**DATASET CONTENT:**
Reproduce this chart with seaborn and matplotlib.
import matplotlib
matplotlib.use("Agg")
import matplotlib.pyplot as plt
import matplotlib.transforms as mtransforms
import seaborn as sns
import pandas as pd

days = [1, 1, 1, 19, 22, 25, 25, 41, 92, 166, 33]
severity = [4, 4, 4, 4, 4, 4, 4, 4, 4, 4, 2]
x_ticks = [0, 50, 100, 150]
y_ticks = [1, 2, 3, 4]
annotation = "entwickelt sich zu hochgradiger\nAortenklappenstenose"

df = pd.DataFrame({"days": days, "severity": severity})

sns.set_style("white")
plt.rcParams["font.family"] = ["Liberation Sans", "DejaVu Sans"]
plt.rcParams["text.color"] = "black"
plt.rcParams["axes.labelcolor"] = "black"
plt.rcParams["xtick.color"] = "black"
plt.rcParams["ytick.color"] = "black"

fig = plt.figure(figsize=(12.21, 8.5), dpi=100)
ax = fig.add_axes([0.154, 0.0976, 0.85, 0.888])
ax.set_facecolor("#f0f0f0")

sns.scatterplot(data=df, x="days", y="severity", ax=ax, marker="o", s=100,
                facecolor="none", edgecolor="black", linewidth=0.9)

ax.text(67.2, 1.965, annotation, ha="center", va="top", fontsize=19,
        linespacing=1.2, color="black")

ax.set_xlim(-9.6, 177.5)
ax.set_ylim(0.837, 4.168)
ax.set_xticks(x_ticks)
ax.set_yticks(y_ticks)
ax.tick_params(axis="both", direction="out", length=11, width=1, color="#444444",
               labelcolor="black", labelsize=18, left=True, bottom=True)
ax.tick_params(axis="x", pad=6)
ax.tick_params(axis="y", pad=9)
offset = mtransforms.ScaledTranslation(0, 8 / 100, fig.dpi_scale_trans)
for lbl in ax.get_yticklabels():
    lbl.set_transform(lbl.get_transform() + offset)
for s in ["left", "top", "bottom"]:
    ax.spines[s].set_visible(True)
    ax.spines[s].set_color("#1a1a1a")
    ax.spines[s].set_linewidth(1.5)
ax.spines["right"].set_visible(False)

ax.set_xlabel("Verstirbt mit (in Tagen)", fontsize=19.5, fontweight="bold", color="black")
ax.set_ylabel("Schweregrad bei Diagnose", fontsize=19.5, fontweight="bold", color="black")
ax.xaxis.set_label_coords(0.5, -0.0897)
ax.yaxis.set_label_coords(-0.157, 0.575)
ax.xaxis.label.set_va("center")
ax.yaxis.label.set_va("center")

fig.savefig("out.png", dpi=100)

**TASK TO CARRY OUT:** Collect the lines that hold "seaborn".

**WRITTEN RESPONSE:**
Reproduce this chart with seaborn and matplotlib.
import seaborn as sns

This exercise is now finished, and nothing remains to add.